My first “Foodie” post will be something that seems simple, but is actually really tricky to get right: the Japanese Rolled Omelette. If done correctly, this should result in a mellow, slightly sweet & savoury flavour with an interesting texture from repeated thin layers of crispy, fluffy, and gooey eggy goodness. If done badly, you get fishy, overly sweet, burnt scrambled eggs.

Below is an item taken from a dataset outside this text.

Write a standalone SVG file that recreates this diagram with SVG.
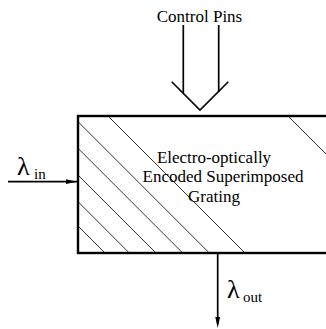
<svg xmlns="http://www.w3.org/2000/svg" width="326" height="329" viewBox="0 0 326 329">
<style>
text{font-family:'Liberation Serif','Times New Roman',serif;fill:#000}
.h{stroke:#333;stroke-width:1;fill:none}
.c{stroke:#000;fill:none}
</style>
<rect width="326" height="329" fill="#fff"/>
<g id="grating">
<line class="h" x1="288" y1="116" x2="330" y2="158"/>
<line class="h" x1="108" y1="116" x2="245" y2="253"/>
<line class="h" x1="78" y1="121.7" x2="209.3" y2="253"/>
<line class="h" x1="78" y1="148.3" x2="182.7" y2="253"/>
<line class="h" x1="78" y1="175" x2="156" y2="253"/>
<line class="h" x1="78" y1="201.7" x2="129.3" y2="253"/>
<line class="h" x1="78" y1="226" x2="105" y2="253"/>
<rect x="78" y="116" width="262" height="137" fill="none" stroke="#000" stroke-width="2.4"/>
<text font-size="17" text-anchor="middle" x="214" y="163">Electro-optically</text>
<text font-size="17" text-anchor="middle" x="223" y="182">Encoded Superimposed</text>
<text font-size="17" text-anchor="middle" x="214" y="202">Grating</text>
</g>
<g id="control">
<text font-size="17" text-anchor="middle" x="199.5" y="22">Control Pins</text>
</g>
<g id="input">
<text x="17" y="175"><tspan font-size="26">λ</tspan><tspan font-size="15" x="34" dy="3.5">in</tspan></text>
</g>
<g id="output">
<text x="227" y="298"><tspan font-size="26">λ</tspan><tspan font-size="15" x="243" dy="3.5">out</tspan></text>
</g>
<g id="connectors">
<line class="c" stroke-width="1.7" x1="183.3" y1="25" x2="183.3" y2="93"/>
<line class="c" stroke-width="1.7" x1="218.7" y1="25" x2="218.7" y2="92"/>
<polyline class="c" stroke-width="1.6" points="171.7,81.7 200,110 228.3,81.7"/>
<line class="c" stroke-width="1.7" x1="8" y1="181.7" x2="77" y2="181.7"/>
<polygon points="66,179.3 77,181.7 66,184.1" fill="#000"/>
<line class="c" stroke-width="1.7" x1="217.7" y1="253" x2="217.7" y2="324"/>
<polygon points="215.3,317 217.7,328 220.1,317" fill="#000"/>
</g>
</svg>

It is something you often see in Japanese media, such as anime and manga. It’s a common sight to see a male character living in fear of a female character’s attempts to perfect this dish. Zac on Anime News Network Podcast often questions why is this a “thing”, how hard is it to cook eggs!?

…harder than you’d think!

The key ingredient is not something you are likely to have in your kitchen unfortunately: a small shallow rectangular tamagoyaki pan! I DID have one of these but someone broke the handle…then put it in the dishwasher…after which it rusted to pieces and made everything taste awful. Grr…arrgh! One of the joys of living with others… Anyway, I found that a small bread pan makes a good substitute, just make sure you have a good pair of oven gloves or something to hold the edge without burning your hands.



  • 2 eggs
  • 1 teaspoon mirin (OR 1 teaspoon sugar dissolved in 1 teaspoon sake)
  • 1 tablespoon boiling water
  • 1/2 teaspoon fishy dashi stock (not the seaweed kind)

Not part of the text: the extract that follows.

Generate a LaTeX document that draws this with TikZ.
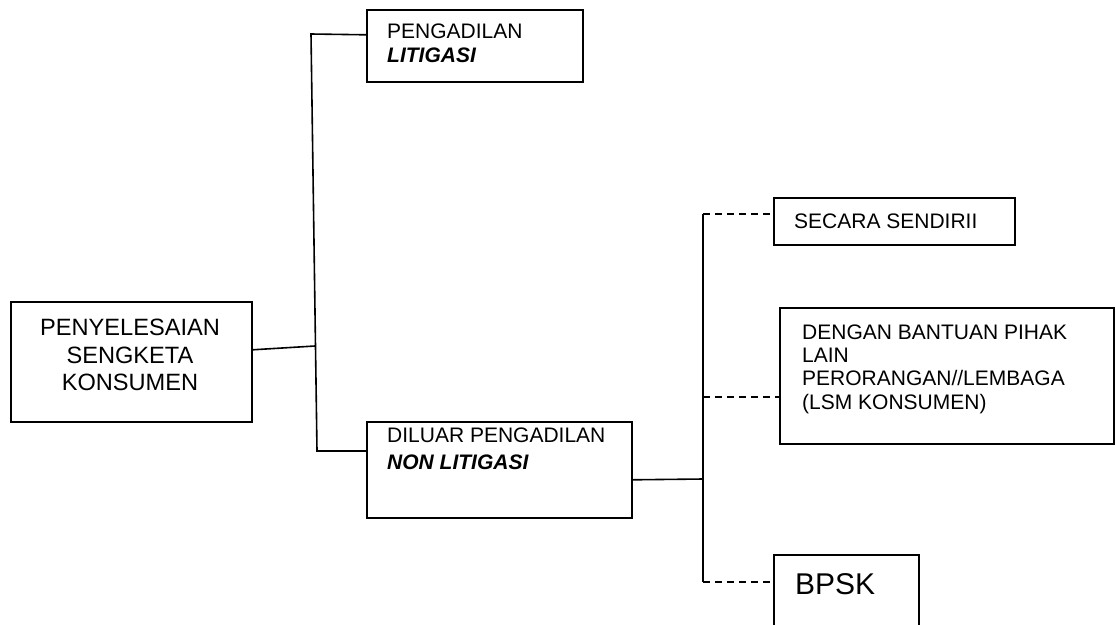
\documentclass[tikz,border=0pt]{standalone}
\usepackage{fontspec}
\setmainfont{Liberation Sans}
\begin{document}
\begin{tikzpicture}[x=1pt,y=-1pt,
  box/.style={draw=black,line width=1.6pt,rectangle,inner sep=0pt,anchor=north west},
  conn/.style={line width=1.6pt,draw=black},
  dconn/.style={line width=1.6pt,draw=black,dash pattern=on 7pt off 5pt},
  txt/.style={inner sep=0pt,anchor=base west,font=\fontsize{21}{24}\selectfont},
  bigtxt/.style={inner sep=0pt,anchor=base,font=\fontsize{23.6}{28}\selectfont},
  bi/.style={txt,font=\fontsize{21}{24}\selectfont\bfseries\itshape}]
\clip (0,0) rectangle (1116,624);
\fill[white] (0,0) rectangle (1116,624);
% boxes
\node[box,minimum width=241pt,minimum height=120pt] (A) at (10,301) {};
\node[box,minimum width=216pt,minimum height=72pt] (B) at (366,9) {};
\node[box,minimum width=265pt,minimum height=96pt] (C) at (366,421) {};
\node[box,minimum width=241pt,minimum height=47pt] (D) at (773,197) {};
\node[box,minimum width=334pt,minimum height=136pt] (E) at (779,307) {};
\node[box,minimum width=145pt,minimum height=100pt] (F) at (773,554) {};
% texts
\node[bigtxt] (a1) at (130,335.5) {PENYELESAIAN};
\node[bigtxt] (a2) at (130,363.5) {SENGKETA};
\node[bigtxt] (a3) at (130,390.5) {KONSUMEN};
\node[txt] (b1) at (387,38.5) {PENGADILAN};
\node[bi] (b2) at (387,62.5) {LITIGASI};
\node[txt] (c1) at (387,442.5) {DILUAR PENGADILAN};
\node[bi] (c2) at (387,469.5) {NON LITIGASI};
\node[txt] (d1) at (794,228.5) {SECARA SENDIRII};
\node[txt] (e1) at (802,339.5) {DENGAN BANTUAN PIHAK};
\node[txt] (e2) at (802,362.5) {LAIN};
\node[txt] (e3) at (802,385.5) {PERORANGAN//LEMBAGA};
\node[txt] (e4) at (802,409.5) {(LSM KONSUMEN)};
\node[inner sep=0pt,anchor=base west,font=\fontsize{30}{34}\selectfont] (f1) at (795,594) {BPSK};
% connector coordinates
\coordinate (j1) at (315,346);
\coordinate (v1top) at (311,34);
\coordinate (v1bot) at (317,451);
\coordinate (v2top) at (703,214);
\coordinate (v2c) at (703,479);
\coordinate (v2e) at (703,397);
\coordinate (v2bot) at (703,582);
% connectors
\draw[conn] ([yshift=12pt]A.east) -- (j1);
\draw[conn] ([yshift=11pt]B.west) -- (v1top) -- (v1bot) -- (C.west |- v1bot);
\draw[conn] ([yshift=-10pt]C.east) -- (v2c);
\draw[conn] (v2top) -- (v2bot);
\draw[dconn] (v2top) -- (D.west |- v2top);
\draw[dconn] (v2e) -- (E.west |- v2e);
\draw[dconn] (v2bot) -- (F.west |- v2bot);
\end{tikzpicture}
\end{document}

  • Dissolve the dashi stock in the boiling water and sweet alcohol…it might not fully dissolve.
  • Break your eggs into a bowl, add the hot dashi and sweet alcohol liquid.
  • Mix gently (you are not making scrambled eggs) you want some sections of clear and yellow egg still visibly separate.
  • Get your pan very hot, place 1 teaspoon of cooking oil into it to ensure it coats the pan with a thick film.
  • Once hot, pour 1/3 of the egg mixture into it, and tilt the pan so it goes to all four corners and fills in the middle. It should float on the oil layer and bubble up around the edges after a few seconds.
  • While still slightly liquidy on top, but with the edges starting to crisp, use chopsticks or a fork or something to fold the egg over and roll about three times along the pan.
  • Add another 1/2 teaspoon of oil, then when hot add another 1/3 of the egg, making sure to lift up the existing piece of rolled omelette so it sits on top of this fresh egg layer.
  • Again, once it starts to crisp underneath roll it up starting from the previously made rolled up piece.
  • Keep doing this ’til you have no more eggs/room/patience.
  • Place on a cutting board and chop into thick slices so you can see all the layers on the side.

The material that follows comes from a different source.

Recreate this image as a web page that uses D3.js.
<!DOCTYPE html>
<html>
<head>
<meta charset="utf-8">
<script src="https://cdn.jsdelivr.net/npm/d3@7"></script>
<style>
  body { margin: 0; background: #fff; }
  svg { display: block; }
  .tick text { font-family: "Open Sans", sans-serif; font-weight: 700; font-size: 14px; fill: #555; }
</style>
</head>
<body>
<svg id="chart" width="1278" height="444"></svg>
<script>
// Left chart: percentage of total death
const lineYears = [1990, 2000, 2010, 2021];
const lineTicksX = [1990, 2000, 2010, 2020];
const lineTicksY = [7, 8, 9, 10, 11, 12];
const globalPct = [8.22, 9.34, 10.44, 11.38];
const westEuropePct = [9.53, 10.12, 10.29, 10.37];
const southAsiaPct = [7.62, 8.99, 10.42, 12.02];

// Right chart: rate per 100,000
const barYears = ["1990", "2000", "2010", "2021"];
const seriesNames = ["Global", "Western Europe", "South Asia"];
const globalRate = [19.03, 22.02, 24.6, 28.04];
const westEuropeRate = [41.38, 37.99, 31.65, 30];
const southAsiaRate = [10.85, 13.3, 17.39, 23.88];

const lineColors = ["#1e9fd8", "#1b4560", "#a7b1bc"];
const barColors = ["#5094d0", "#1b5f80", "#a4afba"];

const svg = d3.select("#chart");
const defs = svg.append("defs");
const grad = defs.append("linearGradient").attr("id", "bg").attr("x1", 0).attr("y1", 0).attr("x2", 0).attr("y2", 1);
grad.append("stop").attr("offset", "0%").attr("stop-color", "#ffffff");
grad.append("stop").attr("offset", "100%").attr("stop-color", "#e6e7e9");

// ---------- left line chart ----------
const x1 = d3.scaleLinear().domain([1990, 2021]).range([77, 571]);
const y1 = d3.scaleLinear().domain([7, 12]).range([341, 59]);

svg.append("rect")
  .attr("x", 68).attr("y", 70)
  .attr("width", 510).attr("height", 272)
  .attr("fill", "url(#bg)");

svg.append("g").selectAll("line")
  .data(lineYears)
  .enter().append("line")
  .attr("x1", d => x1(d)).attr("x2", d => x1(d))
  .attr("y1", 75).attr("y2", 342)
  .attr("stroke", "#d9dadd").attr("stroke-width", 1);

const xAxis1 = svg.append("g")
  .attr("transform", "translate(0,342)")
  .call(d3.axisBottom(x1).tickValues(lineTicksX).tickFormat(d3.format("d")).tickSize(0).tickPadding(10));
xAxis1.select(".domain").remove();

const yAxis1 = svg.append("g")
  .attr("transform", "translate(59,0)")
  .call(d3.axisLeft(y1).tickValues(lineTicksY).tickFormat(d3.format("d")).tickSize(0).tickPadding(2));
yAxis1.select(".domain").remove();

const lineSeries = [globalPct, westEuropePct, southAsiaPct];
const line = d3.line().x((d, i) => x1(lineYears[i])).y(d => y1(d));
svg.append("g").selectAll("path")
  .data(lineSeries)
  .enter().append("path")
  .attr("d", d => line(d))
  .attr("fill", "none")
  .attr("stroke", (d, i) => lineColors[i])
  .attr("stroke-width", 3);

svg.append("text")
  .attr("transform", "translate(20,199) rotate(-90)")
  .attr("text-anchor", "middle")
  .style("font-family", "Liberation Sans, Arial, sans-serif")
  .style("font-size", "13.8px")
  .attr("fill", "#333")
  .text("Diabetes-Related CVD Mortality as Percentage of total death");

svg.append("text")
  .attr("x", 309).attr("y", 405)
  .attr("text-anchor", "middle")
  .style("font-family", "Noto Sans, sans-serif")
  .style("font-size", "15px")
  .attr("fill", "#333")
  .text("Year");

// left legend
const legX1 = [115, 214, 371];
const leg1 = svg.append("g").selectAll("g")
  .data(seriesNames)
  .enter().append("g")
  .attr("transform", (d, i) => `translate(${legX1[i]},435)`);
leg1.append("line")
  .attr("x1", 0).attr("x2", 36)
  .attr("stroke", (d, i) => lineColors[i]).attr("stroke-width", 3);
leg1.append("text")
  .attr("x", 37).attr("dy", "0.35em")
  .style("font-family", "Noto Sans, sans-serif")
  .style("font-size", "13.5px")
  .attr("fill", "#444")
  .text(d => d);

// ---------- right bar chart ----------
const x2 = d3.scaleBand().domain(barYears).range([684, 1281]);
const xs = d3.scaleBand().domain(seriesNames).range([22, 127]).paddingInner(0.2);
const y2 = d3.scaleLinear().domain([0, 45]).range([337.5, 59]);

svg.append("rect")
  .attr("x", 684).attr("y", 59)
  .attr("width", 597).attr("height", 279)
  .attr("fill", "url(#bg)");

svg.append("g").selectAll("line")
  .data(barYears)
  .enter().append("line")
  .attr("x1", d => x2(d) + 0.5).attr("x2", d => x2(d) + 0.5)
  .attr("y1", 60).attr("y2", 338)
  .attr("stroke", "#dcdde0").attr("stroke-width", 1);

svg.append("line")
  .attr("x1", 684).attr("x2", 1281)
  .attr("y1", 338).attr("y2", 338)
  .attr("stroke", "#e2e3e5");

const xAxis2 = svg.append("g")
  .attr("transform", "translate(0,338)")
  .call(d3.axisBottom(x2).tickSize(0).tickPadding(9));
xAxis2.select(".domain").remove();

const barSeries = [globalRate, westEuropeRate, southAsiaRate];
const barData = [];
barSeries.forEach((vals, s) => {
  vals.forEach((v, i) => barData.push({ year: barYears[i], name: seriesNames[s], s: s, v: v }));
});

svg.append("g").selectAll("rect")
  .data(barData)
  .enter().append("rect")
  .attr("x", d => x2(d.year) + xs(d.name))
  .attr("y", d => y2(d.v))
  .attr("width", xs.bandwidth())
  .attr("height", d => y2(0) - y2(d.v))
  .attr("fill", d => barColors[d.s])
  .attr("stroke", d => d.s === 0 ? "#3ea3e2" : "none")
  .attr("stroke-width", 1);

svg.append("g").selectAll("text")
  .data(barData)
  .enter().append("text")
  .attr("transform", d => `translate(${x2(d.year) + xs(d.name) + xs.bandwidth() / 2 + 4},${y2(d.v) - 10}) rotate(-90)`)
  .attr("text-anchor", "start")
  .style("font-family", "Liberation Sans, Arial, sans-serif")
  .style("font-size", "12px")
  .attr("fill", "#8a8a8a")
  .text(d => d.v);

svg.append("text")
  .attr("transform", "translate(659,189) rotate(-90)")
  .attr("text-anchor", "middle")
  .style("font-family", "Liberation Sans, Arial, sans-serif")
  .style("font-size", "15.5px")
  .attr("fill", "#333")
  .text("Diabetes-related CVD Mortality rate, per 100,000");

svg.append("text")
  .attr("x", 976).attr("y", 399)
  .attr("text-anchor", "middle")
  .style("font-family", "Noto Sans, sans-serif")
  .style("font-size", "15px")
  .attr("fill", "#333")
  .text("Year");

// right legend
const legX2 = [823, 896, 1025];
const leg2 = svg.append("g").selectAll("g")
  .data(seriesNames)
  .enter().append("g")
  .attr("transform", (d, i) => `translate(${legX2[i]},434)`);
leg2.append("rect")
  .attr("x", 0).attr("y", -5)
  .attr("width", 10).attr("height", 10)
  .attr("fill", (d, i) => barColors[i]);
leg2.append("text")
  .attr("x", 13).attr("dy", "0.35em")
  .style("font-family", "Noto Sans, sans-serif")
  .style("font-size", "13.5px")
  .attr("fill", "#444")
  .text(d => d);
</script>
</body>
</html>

Eat it as-is as a quick snack; accompanied with grilled fish, rice and miso soup for a traditional Japanese breakfast; slice thinly and chill to make tamagoyaki sushi with vinegared rice and nori seaweed strips later.


It took me at least 10 tries to get the hang of not having it stick/disintegrate/burn/whatever.


Enjoy and let me know if you try to make it and succeed.